• SHORT EXERCISE: Give back exactly the lines running from the line that holds "Give me the" through the line that holds "const lineH = 7.2;", ends included, and no other lines.

##### PROVIDED RECORDS #####

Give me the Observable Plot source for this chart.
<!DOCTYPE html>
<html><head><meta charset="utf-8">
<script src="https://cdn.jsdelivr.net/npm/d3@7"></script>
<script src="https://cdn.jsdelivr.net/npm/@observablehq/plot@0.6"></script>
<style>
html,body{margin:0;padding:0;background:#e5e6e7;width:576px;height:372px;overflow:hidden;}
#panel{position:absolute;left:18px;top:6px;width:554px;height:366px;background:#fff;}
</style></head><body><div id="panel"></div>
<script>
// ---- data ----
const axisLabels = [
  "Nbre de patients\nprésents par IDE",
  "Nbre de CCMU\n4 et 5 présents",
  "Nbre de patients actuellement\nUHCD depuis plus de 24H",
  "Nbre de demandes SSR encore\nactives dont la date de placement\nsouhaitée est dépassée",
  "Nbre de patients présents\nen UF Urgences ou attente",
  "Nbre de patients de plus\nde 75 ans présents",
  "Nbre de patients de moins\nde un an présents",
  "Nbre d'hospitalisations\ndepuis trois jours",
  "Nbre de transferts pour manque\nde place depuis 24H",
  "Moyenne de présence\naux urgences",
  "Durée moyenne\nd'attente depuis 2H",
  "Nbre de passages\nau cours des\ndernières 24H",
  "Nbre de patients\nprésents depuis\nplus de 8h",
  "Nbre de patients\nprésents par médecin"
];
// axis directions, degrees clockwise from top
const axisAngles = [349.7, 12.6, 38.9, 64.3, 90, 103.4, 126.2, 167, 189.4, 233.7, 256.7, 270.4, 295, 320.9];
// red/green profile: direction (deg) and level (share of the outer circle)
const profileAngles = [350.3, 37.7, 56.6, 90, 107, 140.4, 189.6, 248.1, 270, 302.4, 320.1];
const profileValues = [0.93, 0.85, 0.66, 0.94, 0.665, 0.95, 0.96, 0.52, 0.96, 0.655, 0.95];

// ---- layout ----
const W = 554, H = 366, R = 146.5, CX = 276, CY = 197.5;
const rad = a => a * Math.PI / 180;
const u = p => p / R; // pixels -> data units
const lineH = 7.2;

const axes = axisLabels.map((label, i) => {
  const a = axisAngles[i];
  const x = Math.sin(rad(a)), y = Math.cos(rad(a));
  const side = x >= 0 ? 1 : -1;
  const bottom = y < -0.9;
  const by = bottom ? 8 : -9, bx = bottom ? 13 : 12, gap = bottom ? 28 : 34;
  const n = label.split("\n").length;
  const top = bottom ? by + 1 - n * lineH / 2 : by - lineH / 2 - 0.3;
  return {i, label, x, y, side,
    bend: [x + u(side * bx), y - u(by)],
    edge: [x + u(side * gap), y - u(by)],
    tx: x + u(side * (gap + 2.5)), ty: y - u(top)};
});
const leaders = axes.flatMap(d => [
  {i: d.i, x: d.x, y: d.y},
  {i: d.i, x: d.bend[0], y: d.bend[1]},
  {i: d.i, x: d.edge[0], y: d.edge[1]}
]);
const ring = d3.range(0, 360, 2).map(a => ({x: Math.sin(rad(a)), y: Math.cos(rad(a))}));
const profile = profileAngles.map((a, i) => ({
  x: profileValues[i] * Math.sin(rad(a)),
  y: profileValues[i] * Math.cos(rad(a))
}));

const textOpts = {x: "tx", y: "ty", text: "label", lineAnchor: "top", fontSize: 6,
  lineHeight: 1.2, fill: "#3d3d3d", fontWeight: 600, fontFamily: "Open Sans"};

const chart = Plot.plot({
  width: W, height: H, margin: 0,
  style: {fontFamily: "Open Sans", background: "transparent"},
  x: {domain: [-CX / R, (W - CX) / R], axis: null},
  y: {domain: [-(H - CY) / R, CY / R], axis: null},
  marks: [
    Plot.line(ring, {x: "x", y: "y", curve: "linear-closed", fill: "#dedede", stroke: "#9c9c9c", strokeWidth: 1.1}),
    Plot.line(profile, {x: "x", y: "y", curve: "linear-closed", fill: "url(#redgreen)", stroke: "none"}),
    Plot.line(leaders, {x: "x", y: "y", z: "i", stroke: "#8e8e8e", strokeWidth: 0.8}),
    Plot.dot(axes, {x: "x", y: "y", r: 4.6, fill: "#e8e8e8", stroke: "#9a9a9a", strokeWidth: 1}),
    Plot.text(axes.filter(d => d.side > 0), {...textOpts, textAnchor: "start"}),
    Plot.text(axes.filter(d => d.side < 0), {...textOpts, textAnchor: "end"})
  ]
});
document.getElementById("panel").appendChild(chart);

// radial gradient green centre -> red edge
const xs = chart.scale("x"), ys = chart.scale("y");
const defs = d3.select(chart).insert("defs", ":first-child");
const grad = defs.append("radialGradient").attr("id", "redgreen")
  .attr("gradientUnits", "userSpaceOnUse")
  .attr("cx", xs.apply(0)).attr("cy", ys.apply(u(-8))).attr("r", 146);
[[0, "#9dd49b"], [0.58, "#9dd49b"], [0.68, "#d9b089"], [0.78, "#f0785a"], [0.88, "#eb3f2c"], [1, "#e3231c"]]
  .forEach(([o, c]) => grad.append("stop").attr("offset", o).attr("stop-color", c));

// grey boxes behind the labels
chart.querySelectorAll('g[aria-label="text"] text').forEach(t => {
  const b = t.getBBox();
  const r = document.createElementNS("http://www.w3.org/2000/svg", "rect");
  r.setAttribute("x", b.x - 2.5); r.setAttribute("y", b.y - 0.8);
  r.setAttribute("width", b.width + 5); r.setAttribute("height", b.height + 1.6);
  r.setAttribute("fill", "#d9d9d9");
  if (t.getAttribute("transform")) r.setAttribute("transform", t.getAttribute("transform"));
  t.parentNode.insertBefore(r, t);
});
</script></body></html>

#####
##### PROVIDED RECORDS #####

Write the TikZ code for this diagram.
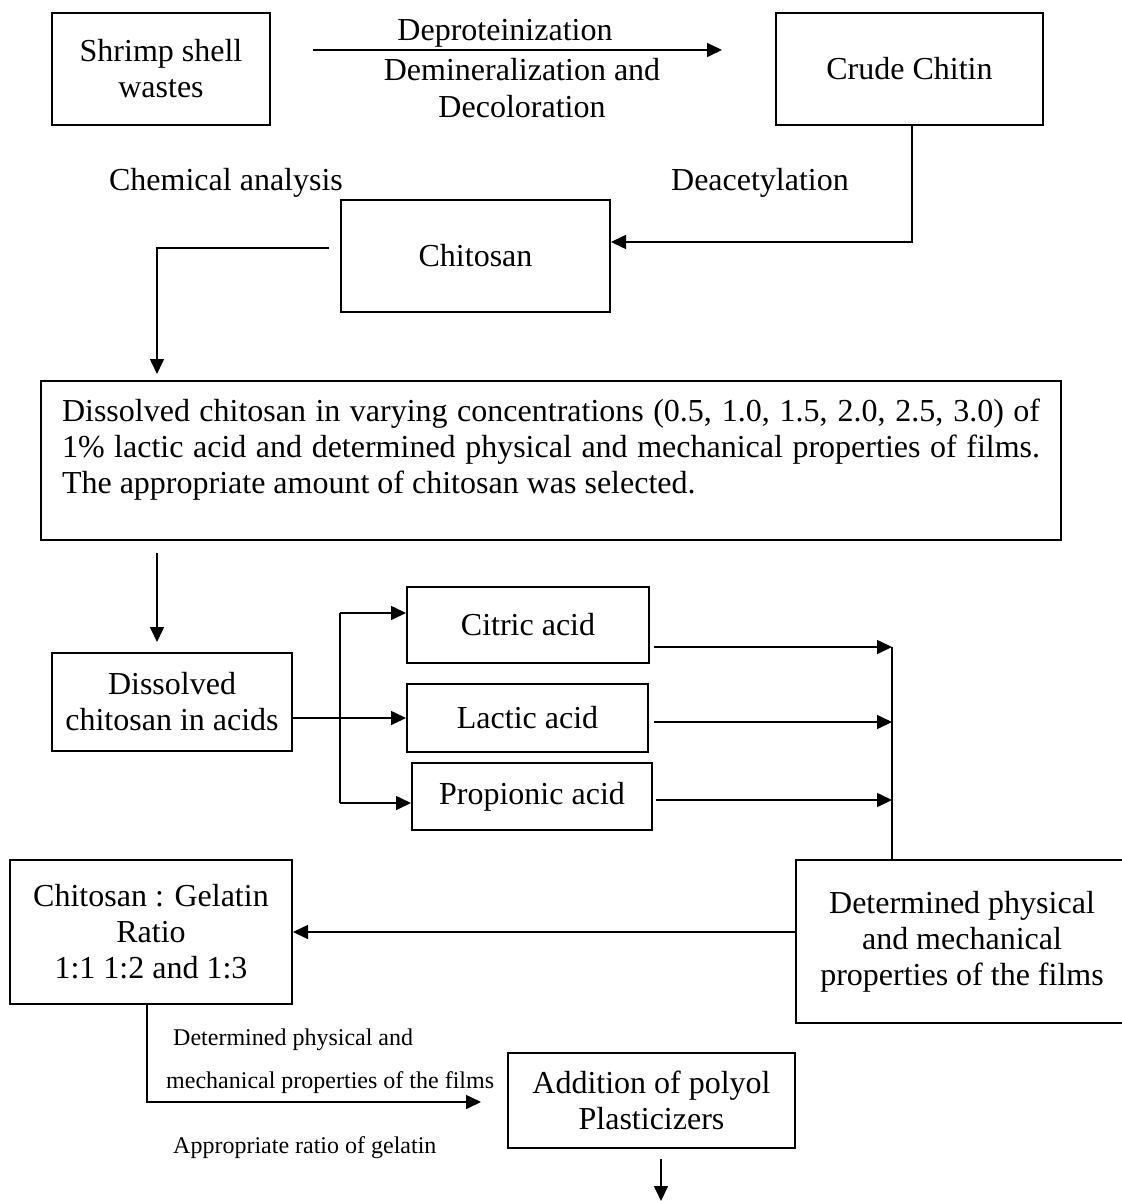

#####

• CORRECT OUTPUT:
Give me the Observable Plot source for this chart.
<!DOCTYPE html>
<html><head><meta charset="utf-8">
<script src="https://cdn.jsdelivr.net/npm/d3@7"></script>
<script src="https://cdn.jsdelivr.net/npm/@observablehq/plot@0.6"></script>
<style>
html,body{margin:0;padding:0;background:#e5e6e7;width:576px;height:372px;overflow:hidden;}
#panel{position:absolute;left:18px;top:6px;width:554px;height:366px;background:#fff;}
</style></head><body><div id="panel"></div>
<script>
// ---- data ----
const axisLabels = [
  "Nbre de patients\nprésents par IDE",
  "Nbre de CCMU\n4 et 5 présents",
  "Nbre de patients actuellement\nUHCD depuis plus de 24H",
  "Nbre de demandes SSR encore\nactives dont la date de placement\nsouhaitée est dépassée",
  "Nbre de patients présents\nen UF Urgences ou attente",
  "Nbre de patients de plus\nde 75 ans présents",
  "Nbre de patients de moins\nde un an présents",
  "Nbre d'hospitalisations\ndepuis trois jours",
  "Nbre de transferts pour manque\nde place depuis 24H",
  "Moyenne de présence\naux urgences",
  "Durée moyenne\nd'attente depuis 2H",
  "Nbre de passages\nau cours des\ndernières 24H",
  "Nbre de patients\nprésents depuis\nplus de 8h",
  "Nbre de patients\nprésents par médecin"
];
// axis directions, degrees clockwise from top
const axisAngles = [349.7, 12.6, 38.9, 64.3, 90, 103.4, 126.2, 167, 189.4, 233.7, 256.7, 270.4, 295, 320.9];
// red/green profile: direction (deg) and level (share of the outer circle)
const profileAngles = [350.3, 37.7, 56.6, 90, 107, 140.4, 189.6, 248.1, 270, 302.4, 320.1];
const profileValues = [0.93, 0.85, 0.66, 0.94, 0.665, 0.95, 0.96, 0.52, 0.96, 0.655, 0.95];

// ---- layout ----
const W = 554, H = 366, R = 146.5, CX = 276, CY = 197.5;
const rad = a => a * Math.PI / 180;
const u = p => p / R; // pixels -> data units
const lineH = 7.2;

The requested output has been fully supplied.